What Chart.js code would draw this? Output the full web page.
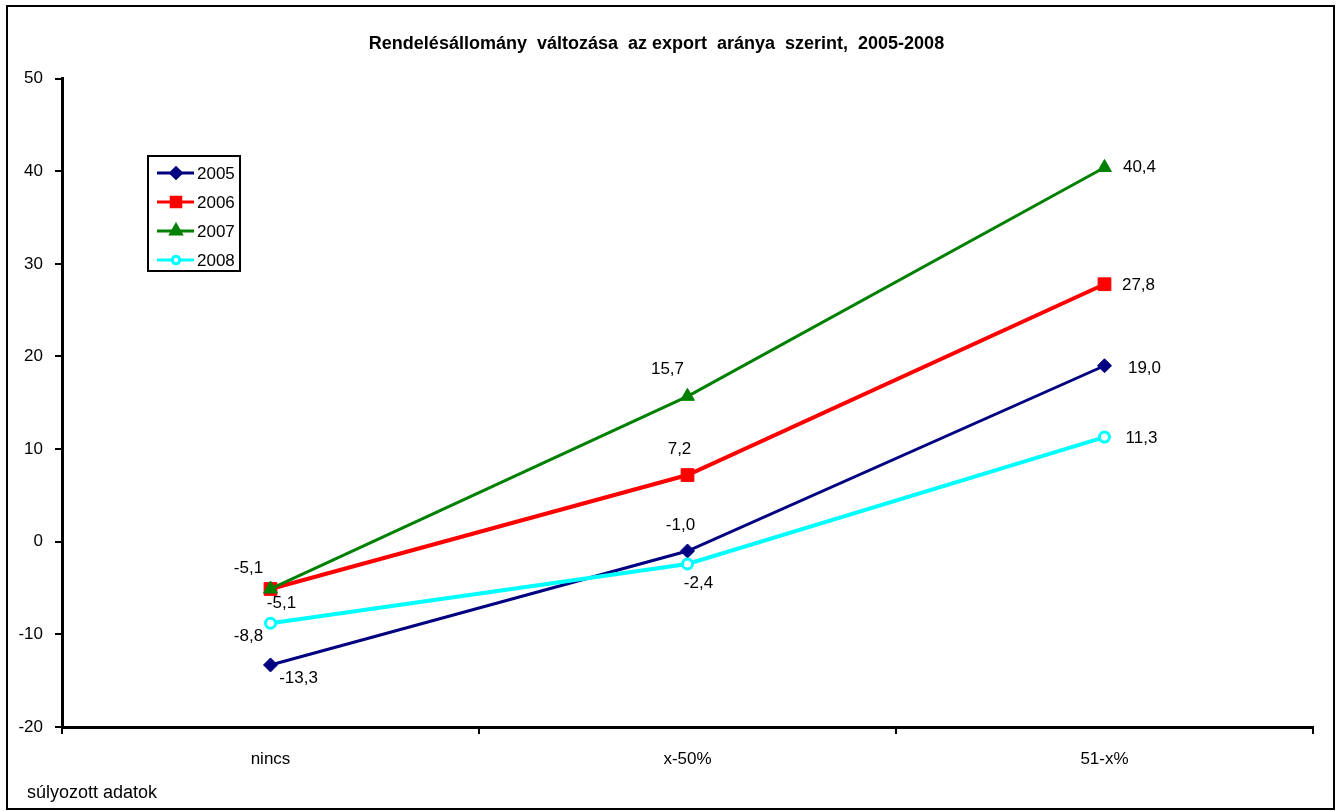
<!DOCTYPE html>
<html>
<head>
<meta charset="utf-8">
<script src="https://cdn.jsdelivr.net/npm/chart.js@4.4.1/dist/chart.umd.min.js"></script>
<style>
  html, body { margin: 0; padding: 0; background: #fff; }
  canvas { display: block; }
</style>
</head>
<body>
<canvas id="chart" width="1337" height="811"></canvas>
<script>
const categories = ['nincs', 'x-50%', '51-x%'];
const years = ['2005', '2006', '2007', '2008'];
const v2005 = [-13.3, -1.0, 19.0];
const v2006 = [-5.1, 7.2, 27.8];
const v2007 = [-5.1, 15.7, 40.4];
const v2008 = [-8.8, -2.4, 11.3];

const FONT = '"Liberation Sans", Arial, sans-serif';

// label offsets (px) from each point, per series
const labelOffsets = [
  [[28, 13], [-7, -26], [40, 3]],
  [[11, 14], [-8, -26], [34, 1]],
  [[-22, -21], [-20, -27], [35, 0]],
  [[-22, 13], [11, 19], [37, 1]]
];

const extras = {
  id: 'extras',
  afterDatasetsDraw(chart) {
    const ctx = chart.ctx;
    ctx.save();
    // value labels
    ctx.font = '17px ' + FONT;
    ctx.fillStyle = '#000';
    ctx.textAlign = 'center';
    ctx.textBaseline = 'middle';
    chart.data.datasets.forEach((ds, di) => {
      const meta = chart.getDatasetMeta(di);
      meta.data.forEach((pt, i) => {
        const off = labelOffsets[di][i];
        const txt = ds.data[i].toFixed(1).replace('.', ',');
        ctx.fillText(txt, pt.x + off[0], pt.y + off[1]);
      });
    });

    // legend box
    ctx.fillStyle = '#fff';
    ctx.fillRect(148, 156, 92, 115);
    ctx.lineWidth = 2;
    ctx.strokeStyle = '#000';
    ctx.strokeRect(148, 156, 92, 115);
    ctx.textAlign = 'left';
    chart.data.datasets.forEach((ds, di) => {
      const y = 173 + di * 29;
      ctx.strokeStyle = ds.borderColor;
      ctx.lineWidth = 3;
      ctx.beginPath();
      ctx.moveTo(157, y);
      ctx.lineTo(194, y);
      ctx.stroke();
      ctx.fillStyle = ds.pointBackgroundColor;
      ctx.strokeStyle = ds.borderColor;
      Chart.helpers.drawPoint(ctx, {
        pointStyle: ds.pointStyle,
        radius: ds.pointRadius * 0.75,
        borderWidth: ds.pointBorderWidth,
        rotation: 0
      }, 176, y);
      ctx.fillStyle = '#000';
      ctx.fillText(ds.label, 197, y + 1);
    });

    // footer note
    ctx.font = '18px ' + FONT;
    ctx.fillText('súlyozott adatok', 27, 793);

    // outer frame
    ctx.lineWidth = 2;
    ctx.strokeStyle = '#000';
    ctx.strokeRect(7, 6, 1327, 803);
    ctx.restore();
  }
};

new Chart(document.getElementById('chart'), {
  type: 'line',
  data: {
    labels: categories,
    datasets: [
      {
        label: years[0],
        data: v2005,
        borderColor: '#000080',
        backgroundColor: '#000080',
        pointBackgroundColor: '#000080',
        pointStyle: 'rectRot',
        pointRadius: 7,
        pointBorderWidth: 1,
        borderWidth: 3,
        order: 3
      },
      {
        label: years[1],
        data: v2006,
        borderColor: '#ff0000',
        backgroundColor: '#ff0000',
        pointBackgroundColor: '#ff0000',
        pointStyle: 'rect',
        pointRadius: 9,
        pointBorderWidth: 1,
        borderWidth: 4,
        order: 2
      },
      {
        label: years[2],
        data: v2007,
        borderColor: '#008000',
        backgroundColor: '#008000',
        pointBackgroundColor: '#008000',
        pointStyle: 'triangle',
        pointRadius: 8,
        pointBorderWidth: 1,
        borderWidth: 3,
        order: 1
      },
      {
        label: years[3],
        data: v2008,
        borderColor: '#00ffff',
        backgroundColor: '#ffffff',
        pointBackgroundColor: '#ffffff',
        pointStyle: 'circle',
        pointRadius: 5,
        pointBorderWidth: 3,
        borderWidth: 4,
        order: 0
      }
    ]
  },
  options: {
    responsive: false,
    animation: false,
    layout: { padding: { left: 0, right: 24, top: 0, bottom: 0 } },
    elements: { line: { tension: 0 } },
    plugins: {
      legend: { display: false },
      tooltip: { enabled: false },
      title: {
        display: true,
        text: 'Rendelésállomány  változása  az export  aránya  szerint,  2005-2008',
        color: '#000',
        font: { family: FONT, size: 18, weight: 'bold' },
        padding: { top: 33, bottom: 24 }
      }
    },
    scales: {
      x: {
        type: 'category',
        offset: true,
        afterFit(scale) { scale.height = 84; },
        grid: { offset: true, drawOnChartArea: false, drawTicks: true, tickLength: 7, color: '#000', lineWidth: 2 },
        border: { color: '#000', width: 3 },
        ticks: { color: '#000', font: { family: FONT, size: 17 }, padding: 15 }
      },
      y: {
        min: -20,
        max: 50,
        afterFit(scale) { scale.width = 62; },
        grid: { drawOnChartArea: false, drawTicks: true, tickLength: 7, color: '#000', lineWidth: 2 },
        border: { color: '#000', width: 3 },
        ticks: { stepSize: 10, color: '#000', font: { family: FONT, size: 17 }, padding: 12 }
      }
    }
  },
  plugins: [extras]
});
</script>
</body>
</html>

= = = = =

> **THE EXERCISE**
Please transcribe the material above exactly as written. Leave the pictures out.

> **TASK ANSWER**
What Chart.js code would draw this? Output the full web page.
<!DOCTYPE html>
<html>
<head>
<meta charset="utf-8">
<script src="https://cdn.jsdelivr.net/npm/chart.js@4.4.1/dist/chart.umd.min.js"></script>
<style>
  html, body { margin: 0; padding: 0; background: #fff; }
  canvas { display: block; }
</style>
</head>
<body>
<canvas id="chart" width="1337" height="811"></canvas>
<script>
const categories = ['nincs', 'x-50%', '51-x%'];
const years = ['2005', '2006', '2007', '2008'];
const v2005 = [-13.3, -1.0, 19.0];
const v2006 = [-5.1, 7.2, 27.8];
const v2007 = [-5.1, 15.7, 40.4];
const v2008 = [-8.8, -2.4, 11.3];

const FONT = '"Liberation Sans", Arial, sans-serif';

// label offsets (px) from each point, per series
const labelOffsets = [
  [[28, 13], [-7, -26], [40, 3]],
  [[11, 14], [-8, -26], [34, 1]],
  [[-22, -21], [-20, -27], [35, 0]],
  [[-22, 13], [11, 19], [37, 1]]
];

const extras = {
  id: 'extras',
  afterDatasetsDraw(chart) {
    const ctx = chart.ctx;
    ctx.save();
    // value labels
    ctx.font = '17px ' + FONT;
    ctx.fillStyle = '#000';
    ctx.textAlign = 'center';
    ctx.textBaseline = 'middle';
    chart.data.datasets.forEach((ds, di) => {
      const meta = chart.getDatasetMeta(di);
      meta.data.forEach((pt, i) => {
        const off = labelOffsets[di][i];
        const txt = ds.data[i].toFixed(1).replace('.', ',');
        ctx.fillText(txt, pt.x + off[0], pt.y + off[1]);
      });
    });

    // legend box
    ctx.fillStyle = '#fff';
    ctx.fillRect(148, 156, 92, 115);
    ctx.lineWidth = 2;
    ctx.strokeStyle = '#000';
    ctx.strokeRect(148, 156, 92, 115);
    ctx.textAlign = 'left';
    chart.data.datasets.forEach((ds, di) => {
      const y = 173 + di * 29;
      ctx.strokeStyle = ds.borderColor;
      ctx.lineWidth = 3;
      ctx.beginPath();
      ctx.moveTo(157, y);
      ctx.lineTo(194, y);
      ctx.stroke();
      ctx.fillStyle = ds.pointBackgroundColor;
      ctx.strokeStyle = ds.borderColor;
      Chart.helpers.drawPoint(ctx, {
        pointStyle: ds.pointStyle,
        radius: ds.pointRadius * 0.75,
        borderWidth: ds.pointBorderWidth,
        rotation: 0
      }, 176, y);
      ctx.fillStyle = '#000';
      ctx.fillText(ds.label, 197, y + 1);
    });

    // footer note
    ctx.font = '18px ' + FONT;
    ctx.fillText('súlyozott adatok', 27, 793);

    // outer frame
    ctx.lineWidth = 2;
    ctx.strokeStyle = '#000';
    ctx.strokeRect(7, 6, 1327, 803);
    ctx.restore();
  }
};

new Chart(document.getElementById('chart'), {
  type: 'line',
  data: {
    labels: categories,
    datasets: [
      {
        label: years[0],
        data: v2005,
        borderColor: '#000080',
        backgroundColor: '#000080',
        pointBackgroundColor: '#000080',
        pointStyle: 'rectRot',
        pointRadius: 7,
        pointBorderWidth: 1,
        borderWidth: 3,
        order: 3
      },
      {
        label: years[1],
        data: v2006,
        borderColor: '#ff0000',
        backgroundColor: '#ff0000',
        pointBackgroundColor: '#ff0000',
        pointStyle: 'rect',
        pointRadius: 9,
        pointBorderWidth: 1,
        borderWidth: 4,
        order: 2
      },
      {
        label: years[2],
        data: v2007,
        borderColor: '#008000',
        backgroundColor: '#008000',
        pointBackgroundColor: '#008000',
        pointStyle: 'triangle',
        pointRadius: 8,
        pointBorderWidth: 1,
        borderWidth: 3,
        order: 1
      },
      {
        label: years[3],
        data: v2008,
        borderColor: '#00ffff',
        backgroundColor: '#ffffff',
        pointBackgroundColor: '#ffffff',
        pointStyle: 'circle',
        pointRadius: 5,
        pointBorderWidth: 3,
        borderWidth: 4,
        order: 0
      }
    ]
  },
  options: {
    responsive: false,
    animation: false,
    layout: { padding: { left: 0, right: 24, top: 0, bottom: 0 } },
    elements: { line: { tension: 0 } },
    plugins: {
      legend: { display: false },
      tooltip: { enabled: false },
      title: {
        display: true,
        text: 'Rendelésállomány  változása  az export  aránya  szerint,  2005-2008',
        color: '#000',
        font: { family: FONT, size: 18, weight: 'bold' },
        padding: { top: 33, bottom: 24 }
      }
    },
    scales: {
      x: {
        type: 'category',
        offset: true,
        afterFit(scale) { scale.height = 84; },
        grid: { offset: true, drawOnChartArea: false, drawTicks: true, tickLength: 7, color: '#000', lineWidth: 2 },
        border: { color: '#000', width: 3 },
        ticks: { color: '#000', font: { family: FONT, size: 17 }, padding: 15 }
      },
      y: {
        min: -20,
        max: 50,
        afterFit(scale) { scale.width = 62; },
        grid: { drawOnChartArea: false, drawTicks: true, tickLength: 7, color: '#000', lineWidth: 2 },
        border: { color: '#000', width: 3 },
        ticks: { stepSize: 10, color: '#000', font: { family: FONT, size: 17 }, padding: 12 }
      }
    }
  },
  plugins: [extras]
});
</script>
</body>
</html>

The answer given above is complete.